Nature has a much greater effect on our health than we normally think.

Philip Ostrowski, Staff Writer

In our increasingly urban, solitary, technology consumed world, many people’s mental health has been withering. Depression and anxiety has been on a major rise the past many years. Increased time inside (partly from COVID-19) and excessive time using screens increases the negative mental effects.

Gallup, an analytics and advisory company, asks Americans every year their mental health status. Back in 2019, those who had excellent/good mental health made up 85% of the population, and those who were rated excellent made up 43%.


Looking at the statistics now (from 2020), only 76% of the population rates themselves as excellent/good, down by 9%. There is a noticeable trend of Americans slowly becoming less happy in their current state due to factors like technology, politics, or their environment.

However, there is a way to help this, and possibly reverse many of the effects of over-stimulation from sources like the internet. Put away the phone, and step outside.

Nature has dozens of positive effects on the brain and body. Numerous studies have concluded that nature decreases stress, releases attention fatigue, increases creativity, and much more. 

For starters, being immersed in nature calms the mind and puts it at rest. In the study “The urban brain: analyzing outdoor physical activity with mobile EEG”, scientists measured brain activity with a mobile electroencephalography (EEG) device. The device measured from multiple channels labels as “excitement (short-term), frustration, engagement, long-term excitement (or arousal) and meditation.”

The participants in the study went on a 25 minute walk through areas of Edinburgh. Separated into 3 zones, each area was unique: zone 1 was a urban shopping street, zone 2 was a path through green space, and zone 3 was a busy commercial street. It was recorded that when walking through green spaces, there was evidence of “lower frustration, engagement and arousal, and higher meditation… and higher engagement when moving out of it.”

White, M.P., Alcock, I., Grellier, J. et al

Nature is associated with better well-being and good health, and according to this study, it takes about 120 minutes per week in green spaces to see significant effects. The study took 20,000 people, and much of the data was measured by the people participating. After the 120 minute mark, a vast majority reported better health and psychological well being. “The aim of the current study was to assess these relationships with a measure based on direct exposure to natural environments, rather than residential proximity.” It’s clear to see that nature has a substantial effect on the mind.

In a study in 2012, “Creativity in the Wild: Improving Creative Reasoning through Immersion in Natural Settings”, it is stated “Attention Restoration Theory (ART) suggests that exposure to nature can restore prefrontal cortex-mediated executive processes.” The conductors of the study took 56 people, half of them spent time backpacking for 4-6 days, and the other half did not. 

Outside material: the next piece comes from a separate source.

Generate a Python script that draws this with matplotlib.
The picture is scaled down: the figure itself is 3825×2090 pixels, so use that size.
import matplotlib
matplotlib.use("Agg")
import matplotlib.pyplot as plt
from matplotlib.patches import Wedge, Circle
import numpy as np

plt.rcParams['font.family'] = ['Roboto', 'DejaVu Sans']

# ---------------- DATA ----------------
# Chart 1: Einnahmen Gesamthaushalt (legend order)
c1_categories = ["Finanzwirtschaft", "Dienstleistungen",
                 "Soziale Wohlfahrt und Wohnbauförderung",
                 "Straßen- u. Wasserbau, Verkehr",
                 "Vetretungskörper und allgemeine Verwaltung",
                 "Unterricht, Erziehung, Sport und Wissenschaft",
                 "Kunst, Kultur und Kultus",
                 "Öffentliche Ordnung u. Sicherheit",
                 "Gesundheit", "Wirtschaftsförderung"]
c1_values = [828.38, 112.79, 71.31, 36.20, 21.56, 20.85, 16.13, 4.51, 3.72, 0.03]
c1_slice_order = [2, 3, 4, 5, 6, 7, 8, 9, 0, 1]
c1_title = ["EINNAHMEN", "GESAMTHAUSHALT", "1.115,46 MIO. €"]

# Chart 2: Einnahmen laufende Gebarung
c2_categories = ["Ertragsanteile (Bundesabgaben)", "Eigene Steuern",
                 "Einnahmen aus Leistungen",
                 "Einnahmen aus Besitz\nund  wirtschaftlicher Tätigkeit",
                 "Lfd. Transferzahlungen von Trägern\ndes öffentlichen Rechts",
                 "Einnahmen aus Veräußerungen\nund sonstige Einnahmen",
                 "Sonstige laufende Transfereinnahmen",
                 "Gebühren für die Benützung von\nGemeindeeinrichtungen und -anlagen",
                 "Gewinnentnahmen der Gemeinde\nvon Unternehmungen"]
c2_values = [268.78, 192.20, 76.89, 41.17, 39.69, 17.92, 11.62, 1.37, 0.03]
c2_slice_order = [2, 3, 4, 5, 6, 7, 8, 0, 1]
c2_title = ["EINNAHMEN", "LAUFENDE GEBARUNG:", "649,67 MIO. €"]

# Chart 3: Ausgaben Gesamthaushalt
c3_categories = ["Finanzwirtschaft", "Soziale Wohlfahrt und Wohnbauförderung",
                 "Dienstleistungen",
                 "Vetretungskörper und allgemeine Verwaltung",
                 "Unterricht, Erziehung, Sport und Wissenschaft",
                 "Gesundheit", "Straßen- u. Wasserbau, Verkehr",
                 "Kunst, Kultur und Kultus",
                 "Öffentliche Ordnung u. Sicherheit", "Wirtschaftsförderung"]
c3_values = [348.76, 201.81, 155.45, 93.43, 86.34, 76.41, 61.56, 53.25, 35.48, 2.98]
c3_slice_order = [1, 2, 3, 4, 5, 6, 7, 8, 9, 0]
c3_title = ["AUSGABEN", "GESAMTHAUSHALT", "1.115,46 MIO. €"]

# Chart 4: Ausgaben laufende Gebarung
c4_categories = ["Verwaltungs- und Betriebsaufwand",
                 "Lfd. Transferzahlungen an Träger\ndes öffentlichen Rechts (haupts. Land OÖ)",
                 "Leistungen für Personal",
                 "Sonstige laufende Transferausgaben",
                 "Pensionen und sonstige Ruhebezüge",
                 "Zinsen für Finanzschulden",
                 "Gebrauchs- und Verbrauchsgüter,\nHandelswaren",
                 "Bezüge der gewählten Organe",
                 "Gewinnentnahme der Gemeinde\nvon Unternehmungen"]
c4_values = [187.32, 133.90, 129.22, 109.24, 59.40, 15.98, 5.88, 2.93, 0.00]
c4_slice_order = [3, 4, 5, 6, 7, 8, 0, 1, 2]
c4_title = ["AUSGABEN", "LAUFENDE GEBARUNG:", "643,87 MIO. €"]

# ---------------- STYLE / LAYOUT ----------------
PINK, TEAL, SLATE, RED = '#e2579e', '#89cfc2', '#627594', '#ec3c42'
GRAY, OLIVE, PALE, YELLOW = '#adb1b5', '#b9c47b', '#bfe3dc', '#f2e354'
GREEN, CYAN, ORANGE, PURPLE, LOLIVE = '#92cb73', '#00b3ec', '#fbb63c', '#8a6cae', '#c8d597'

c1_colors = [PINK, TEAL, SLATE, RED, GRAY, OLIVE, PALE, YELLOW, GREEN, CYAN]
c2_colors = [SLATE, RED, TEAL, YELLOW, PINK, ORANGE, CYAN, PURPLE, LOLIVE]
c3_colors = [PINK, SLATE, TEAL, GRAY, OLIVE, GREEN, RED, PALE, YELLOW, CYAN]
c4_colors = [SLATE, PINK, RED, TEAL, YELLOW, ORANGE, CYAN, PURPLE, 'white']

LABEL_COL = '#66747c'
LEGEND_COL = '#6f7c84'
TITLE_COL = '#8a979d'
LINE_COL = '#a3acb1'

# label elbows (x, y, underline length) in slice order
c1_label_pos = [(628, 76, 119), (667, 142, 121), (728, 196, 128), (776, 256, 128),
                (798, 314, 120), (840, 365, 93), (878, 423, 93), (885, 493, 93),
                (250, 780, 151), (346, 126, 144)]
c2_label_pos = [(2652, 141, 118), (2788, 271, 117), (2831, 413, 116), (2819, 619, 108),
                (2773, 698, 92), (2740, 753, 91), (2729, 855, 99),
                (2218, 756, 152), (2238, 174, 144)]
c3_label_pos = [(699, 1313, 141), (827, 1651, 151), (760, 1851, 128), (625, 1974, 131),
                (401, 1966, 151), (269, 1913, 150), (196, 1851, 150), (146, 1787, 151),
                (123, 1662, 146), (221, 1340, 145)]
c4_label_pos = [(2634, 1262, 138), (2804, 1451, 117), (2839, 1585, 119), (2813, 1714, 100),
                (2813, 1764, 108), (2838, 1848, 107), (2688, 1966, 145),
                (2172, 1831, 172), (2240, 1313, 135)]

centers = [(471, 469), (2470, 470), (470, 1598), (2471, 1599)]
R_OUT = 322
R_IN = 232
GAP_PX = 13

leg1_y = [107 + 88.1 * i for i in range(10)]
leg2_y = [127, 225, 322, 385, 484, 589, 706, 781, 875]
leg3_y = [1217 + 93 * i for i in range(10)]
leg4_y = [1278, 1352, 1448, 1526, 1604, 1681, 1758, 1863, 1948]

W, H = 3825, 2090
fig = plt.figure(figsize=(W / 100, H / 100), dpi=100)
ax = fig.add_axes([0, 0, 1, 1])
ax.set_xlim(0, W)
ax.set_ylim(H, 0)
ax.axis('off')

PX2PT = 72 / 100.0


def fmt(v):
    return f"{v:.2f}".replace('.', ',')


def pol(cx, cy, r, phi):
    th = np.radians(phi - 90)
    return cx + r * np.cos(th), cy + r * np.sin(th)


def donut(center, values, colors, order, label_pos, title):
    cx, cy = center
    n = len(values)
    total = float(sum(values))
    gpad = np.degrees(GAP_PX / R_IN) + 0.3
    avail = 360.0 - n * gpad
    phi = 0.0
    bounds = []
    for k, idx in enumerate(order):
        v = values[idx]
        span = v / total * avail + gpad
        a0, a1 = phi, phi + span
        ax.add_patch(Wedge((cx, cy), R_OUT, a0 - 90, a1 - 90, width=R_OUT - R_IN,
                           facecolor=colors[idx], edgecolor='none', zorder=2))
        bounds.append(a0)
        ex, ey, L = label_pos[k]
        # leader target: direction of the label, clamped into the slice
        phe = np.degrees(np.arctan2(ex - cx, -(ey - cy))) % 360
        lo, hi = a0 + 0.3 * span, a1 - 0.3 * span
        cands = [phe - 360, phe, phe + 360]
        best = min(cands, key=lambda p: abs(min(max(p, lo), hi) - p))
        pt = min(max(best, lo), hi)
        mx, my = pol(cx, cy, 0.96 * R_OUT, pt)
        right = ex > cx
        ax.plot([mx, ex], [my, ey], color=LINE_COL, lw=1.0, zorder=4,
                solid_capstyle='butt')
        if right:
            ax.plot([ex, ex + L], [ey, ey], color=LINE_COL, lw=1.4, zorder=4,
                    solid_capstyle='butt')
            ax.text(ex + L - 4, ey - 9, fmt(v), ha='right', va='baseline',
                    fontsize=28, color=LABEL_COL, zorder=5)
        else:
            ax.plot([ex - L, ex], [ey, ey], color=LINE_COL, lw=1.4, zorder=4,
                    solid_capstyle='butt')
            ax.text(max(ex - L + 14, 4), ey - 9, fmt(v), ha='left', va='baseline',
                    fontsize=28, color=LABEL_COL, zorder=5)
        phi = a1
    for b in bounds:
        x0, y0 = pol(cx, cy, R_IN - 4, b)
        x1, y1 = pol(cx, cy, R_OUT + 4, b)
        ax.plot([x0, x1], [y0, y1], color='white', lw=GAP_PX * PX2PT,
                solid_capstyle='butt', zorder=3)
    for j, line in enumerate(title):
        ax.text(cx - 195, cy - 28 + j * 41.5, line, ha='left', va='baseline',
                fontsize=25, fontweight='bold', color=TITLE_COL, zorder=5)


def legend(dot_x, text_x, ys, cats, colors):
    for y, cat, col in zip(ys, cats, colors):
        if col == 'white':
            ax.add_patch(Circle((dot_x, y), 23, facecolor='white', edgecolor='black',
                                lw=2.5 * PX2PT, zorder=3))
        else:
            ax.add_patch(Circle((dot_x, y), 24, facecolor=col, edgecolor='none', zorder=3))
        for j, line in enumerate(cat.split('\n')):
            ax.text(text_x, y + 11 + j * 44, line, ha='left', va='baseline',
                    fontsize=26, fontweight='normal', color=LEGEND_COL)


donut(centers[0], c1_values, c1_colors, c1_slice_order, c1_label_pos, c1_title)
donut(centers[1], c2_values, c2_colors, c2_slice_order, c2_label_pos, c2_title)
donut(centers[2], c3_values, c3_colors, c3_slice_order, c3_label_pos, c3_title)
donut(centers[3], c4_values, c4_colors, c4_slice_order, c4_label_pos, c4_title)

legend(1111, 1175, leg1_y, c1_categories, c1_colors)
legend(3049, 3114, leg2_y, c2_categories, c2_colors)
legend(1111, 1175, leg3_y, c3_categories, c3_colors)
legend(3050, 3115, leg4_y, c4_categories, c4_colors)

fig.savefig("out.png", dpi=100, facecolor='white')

The no-hike group performed a series of Remote Associates Tests. The group that went backpacking, spending time outdoors and refreshing their minds, performed far better than the pre-hike group, 47% better. This clearly “indicates that there is a real, measurable cognitive advantage to be realized if we spend time truly immersed in a natural setting.”

Rising populations and urbanization is making the process of spending outside engulfed in nature far more difficult than before. Not everyone has access to green spaces or peaceful areas, which might explain higher levels of mental illness in these higher urban areas. “Cities are associated with higher rates of most mental health problems compared to rural areas: an almost 40% higher risk of depression, over 20% more anxiety, and double the risk of schizophrenia, in addition to more loneliness, isolation and stress.”

So I encourage you to make the effort to get outside when you can. It can do wonders for the soul and mind. Taking a walk, or a hike, a swim or anything of the sort can be quite refreshing. There is a lot more to the mind and mental health than many think, and the effect of nature is one idea that not many know about.